— START OF Records for the exercise —

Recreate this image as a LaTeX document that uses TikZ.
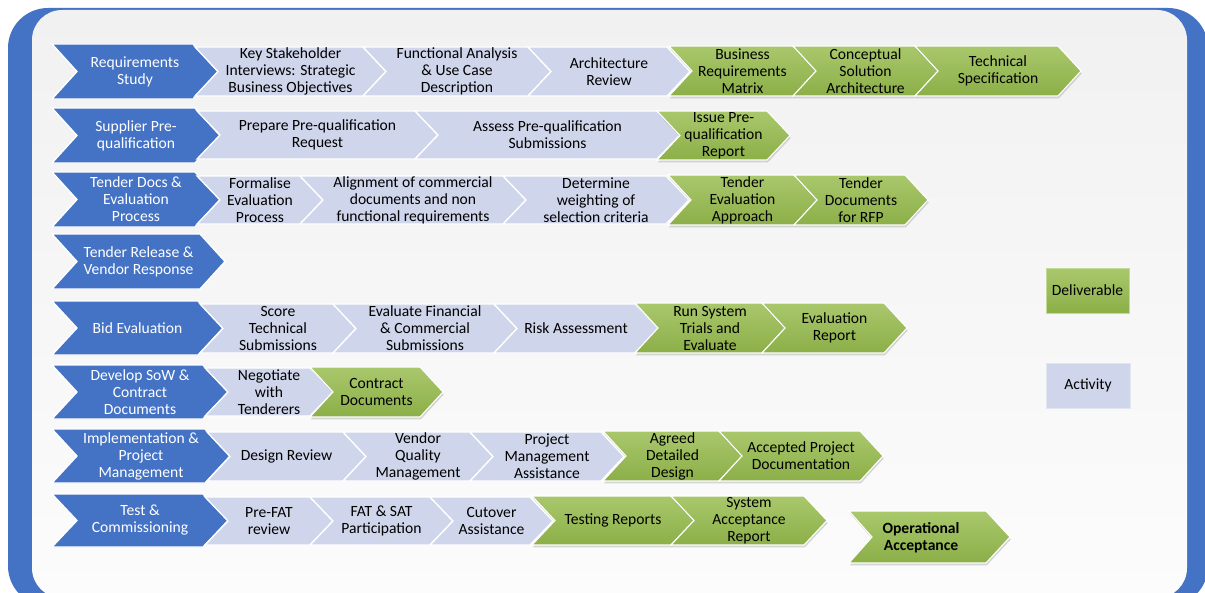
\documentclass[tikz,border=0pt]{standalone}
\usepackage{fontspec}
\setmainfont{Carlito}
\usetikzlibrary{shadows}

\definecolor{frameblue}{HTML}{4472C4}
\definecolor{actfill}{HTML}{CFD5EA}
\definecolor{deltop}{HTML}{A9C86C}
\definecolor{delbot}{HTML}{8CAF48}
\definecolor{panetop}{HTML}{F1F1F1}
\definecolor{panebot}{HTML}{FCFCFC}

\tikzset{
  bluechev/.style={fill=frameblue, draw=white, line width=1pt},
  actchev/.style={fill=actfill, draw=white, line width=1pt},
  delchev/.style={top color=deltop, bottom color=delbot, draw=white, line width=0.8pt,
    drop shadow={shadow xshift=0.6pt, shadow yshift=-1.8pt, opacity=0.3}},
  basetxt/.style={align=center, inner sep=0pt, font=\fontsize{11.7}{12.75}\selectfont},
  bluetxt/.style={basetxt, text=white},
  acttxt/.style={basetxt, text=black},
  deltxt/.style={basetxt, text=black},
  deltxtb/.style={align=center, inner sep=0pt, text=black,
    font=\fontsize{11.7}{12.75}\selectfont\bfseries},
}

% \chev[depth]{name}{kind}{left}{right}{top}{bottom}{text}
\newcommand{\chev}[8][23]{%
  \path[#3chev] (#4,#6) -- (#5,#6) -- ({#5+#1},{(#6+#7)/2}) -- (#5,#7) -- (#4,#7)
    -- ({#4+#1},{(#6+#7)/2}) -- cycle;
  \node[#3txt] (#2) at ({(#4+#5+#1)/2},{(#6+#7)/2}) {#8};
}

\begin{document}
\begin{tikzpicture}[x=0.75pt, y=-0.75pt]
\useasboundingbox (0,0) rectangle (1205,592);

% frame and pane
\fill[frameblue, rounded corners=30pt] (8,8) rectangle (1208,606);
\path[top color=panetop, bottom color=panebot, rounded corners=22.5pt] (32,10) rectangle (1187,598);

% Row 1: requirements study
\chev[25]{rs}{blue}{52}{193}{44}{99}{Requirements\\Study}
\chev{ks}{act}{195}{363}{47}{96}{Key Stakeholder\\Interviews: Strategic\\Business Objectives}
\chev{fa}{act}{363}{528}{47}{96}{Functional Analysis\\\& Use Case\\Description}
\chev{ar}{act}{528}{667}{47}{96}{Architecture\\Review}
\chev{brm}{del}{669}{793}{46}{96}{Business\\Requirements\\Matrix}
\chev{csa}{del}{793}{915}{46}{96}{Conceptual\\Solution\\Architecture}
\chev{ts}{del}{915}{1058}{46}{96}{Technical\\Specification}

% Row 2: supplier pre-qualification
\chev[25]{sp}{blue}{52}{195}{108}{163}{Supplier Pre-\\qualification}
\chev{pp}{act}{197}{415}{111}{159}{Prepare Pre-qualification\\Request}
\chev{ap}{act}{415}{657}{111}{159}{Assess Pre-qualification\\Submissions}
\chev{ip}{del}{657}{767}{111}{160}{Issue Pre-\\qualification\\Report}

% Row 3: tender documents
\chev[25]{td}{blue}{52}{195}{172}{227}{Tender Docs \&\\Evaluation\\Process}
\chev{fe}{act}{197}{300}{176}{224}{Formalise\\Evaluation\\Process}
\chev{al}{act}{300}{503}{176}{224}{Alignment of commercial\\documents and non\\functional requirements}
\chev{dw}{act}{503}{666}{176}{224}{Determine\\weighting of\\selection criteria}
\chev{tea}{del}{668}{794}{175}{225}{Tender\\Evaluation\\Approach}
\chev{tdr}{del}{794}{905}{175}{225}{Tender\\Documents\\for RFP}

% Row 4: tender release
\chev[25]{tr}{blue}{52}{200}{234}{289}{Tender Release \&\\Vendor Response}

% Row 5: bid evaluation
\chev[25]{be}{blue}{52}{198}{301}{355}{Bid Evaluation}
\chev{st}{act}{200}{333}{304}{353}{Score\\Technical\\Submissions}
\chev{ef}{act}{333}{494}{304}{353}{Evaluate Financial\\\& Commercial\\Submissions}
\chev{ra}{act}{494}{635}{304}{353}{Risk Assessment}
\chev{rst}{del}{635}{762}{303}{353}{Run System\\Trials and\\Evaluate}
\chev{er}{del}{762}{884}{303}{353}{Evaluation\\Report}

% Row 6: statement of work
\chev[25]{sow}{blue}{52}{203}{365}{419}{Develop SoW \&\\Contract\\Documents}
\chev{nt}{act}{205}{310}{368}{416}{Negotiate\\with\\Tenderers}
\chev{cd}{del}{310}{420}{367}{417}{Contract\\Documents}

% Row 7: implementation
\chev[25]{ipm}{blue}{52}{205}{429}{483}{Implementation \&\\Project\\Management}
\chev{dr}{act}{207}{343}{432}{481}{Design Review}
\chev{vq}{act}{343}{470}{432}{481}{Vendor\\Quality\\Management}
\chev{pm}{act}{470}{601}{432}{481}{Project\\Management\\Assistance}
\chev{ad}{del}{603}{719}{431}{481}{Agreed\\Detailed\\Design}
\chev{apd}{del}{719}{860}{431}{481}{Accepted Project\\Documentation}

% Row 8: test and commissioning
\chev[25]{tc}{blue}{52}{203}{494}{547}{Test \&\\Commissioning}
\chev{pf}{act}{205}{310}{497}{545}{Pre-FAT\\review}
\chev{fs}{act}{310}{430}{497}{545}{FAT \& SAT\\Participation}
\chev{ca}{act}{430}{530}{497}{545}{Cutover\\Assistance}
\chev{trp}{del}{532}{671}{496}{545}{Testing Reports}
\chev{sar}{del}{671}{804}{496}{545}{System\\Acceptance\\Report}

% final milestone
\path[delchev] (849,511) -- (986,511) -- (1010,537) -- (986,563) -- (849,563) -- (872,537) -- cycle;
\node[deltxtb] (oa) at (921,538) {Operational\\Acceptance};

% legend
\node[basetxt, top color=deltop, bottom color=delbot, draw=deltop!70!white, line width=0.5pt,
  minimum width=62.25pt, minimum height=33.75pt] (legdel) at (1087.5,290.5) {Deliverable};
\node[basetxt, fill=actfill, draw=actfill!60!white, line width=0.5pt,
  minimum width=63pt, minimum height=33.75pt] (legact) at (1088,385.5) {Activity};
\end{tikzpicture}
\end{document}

— END OF Records for the exercise —
— START OF Records for the exercise —

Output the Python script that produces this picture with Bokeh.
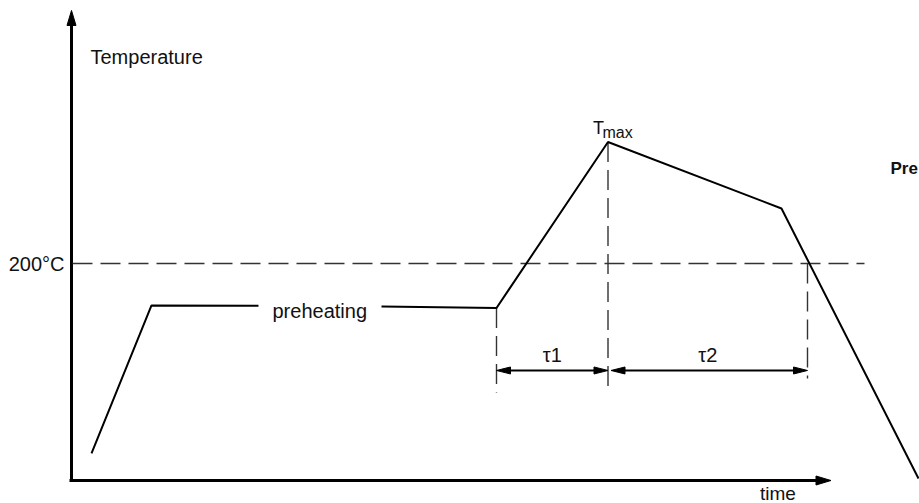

— END OF Records for the exercise —
— START OF Records for the exercise —

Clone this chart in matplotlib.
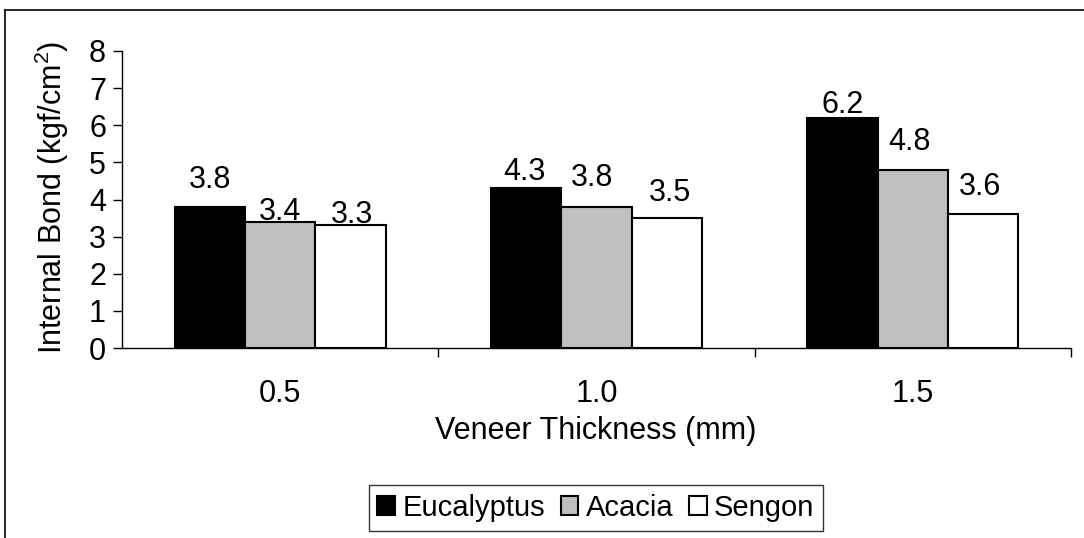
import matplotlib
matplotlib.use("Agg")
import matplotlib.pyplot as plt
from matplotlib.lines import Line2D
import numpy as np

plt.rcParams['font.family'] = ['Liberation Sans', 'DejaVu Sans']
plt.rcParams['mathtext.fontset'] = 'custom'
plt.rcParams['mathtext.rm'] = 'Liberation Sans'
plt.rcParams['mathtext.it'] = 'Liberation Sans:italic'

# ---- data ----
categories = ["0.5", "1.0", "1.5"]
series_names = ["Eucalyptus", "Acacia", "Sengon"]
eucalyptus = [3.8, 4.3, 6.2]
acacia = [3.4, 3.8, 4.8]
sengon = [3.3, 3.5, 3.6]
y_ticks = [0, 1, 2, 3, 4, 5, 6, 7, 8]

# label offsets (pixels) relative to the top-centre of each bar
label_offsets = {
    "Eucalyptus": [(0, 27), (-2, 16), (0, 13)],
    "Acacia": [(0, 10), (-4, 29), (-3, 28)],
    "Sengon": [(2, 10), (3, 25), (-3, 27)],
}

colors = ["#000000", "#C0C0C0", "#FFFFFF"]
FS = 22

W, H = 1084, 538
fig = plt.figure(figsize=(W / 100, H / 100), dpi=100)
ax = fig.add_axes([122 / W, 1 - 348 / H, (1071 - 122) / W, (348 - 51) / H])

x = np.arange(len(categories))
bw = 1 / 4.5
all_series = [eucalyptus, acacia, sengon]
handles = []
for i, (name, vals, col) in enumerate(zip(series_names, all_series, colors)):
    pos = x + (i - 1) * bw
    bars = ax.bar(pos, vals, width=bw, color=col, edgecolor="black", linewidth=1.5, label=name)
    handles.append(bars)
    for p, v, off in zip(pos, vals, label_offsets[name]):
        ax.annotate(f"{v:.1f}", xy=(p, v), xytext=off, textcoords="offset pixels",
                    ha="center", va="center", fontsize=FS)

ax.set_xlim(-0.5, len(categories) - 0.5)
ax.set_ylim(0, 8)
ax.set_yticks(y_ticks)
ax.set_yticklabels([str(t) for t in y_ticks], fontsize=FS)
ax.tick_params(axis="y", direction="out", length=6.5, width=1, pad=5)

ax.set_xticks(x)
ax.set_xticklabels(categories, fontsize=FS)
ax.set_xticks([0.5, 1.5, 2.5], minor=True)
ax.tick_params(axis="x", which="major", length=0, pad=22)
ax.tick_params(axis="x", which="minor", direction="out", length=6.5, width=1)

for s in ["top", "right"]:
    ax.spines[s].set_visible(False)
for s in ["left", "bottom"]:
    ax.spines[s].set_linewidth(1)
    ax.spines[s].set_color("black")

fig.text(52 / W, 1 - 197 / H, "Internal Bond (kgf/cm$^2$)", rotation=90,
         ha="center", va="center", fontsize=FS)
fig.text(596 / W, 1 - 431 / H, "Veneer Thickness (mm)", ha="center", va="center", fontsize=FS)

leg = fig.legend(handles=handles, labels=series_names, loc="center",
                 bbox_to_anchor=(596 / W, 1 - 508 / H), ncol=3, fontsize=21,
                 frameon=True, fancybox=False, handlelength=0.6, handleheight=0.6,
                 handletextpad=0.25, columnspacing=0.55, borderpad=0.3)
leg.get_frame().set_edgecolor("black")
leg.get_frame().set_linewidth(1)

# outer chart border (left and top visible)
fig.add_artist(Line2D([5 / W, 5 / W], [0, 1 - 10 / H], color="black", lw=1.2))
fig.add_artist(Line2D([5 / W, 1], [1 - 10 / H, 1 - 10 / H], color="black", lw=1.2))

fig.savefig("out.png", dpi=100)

— END OF Records for the exercise —

Go back to the lines above and output, exactly as they stand, the ones from the line containing "Recreate this image" to the line containing "(32,10) rectangle (1187,598);". Leave all pictures behind.

Recreate this image as a LaTeX document that uses TikZ.
\documentclass[tikz,border=0pt]{standalone}
\usepackage{fontspec}
\setmainfont{Carlito}
\usetikzlibrary{shadows}

\definecolor{frameblue}{HTML}{4472C4}
\definecolor{actfill}{HTML}{CFD5EA}
\definecolor{deltop}{HTML}{A9C86C}
\definecolor{delbot}{HTML}{8CAF48}
\definecolor{panetop}{HTML}{F1F1F1}
\definecolor{panebot}{HTML}{FCFCFC}

\tikzset{
  bluechev/.style={fill=frameblue, draw=white, line width=1pt},
  actchev/.style={fill=actfill, draw=white, line width=1pt},
  delchev/.style={top color=deltop, bottom color=delbot, draw=white, line width=0.8pt,
    drop shadow={shadow xshift=0.6pt, shadow yshift=-1.8pt, opacity=0.3}},
  basetxt/.style={align=center, inner sep=0pt, font=\fontsize{11.7}{12.75}\selectfont},
  bluetxt/.style={basetxt, text=white},
  acttxt/.style={basetxt, text=black},
  deltxt/.style={basetxt, text=black},
  deltxtb/.style={align=center, inner sep=0pt, text=black,
    font=\fontsize{11.7}{12.75}\selectfont\bfseries},
}

% \chev[depth]{name}{kind}{left}{right}{top}{bottom}{text}
\newcommand{\chev}[8][23]{%
  \path[#3chev] (#4,#6) -- (#5,#6) -- ({#5+#1},{(#6+#7)/2}) -- (#5,#7) -- (#4,#7)
    -- ({#4+#1},{(#6+#7)/2}) -- cycle;
  \node[#3txt] (#2) at ({(#4+#5+#1)/2},{(#6+#7)/2}) {#8};
}

\begin{document}
\begin{tikzpicture}[x=0.75pt, y=-0.75pt]
\useasboundingbox (0,0) rectangle (1205,592);

% frame and pane
\fill[frameblue, rounded corners=30pt] (8,8) rectangle (1208,606);
\path[top color=panetop, bottom color=panebot, rounded corners=22.5pt] (32,10) rectangle (1187,598);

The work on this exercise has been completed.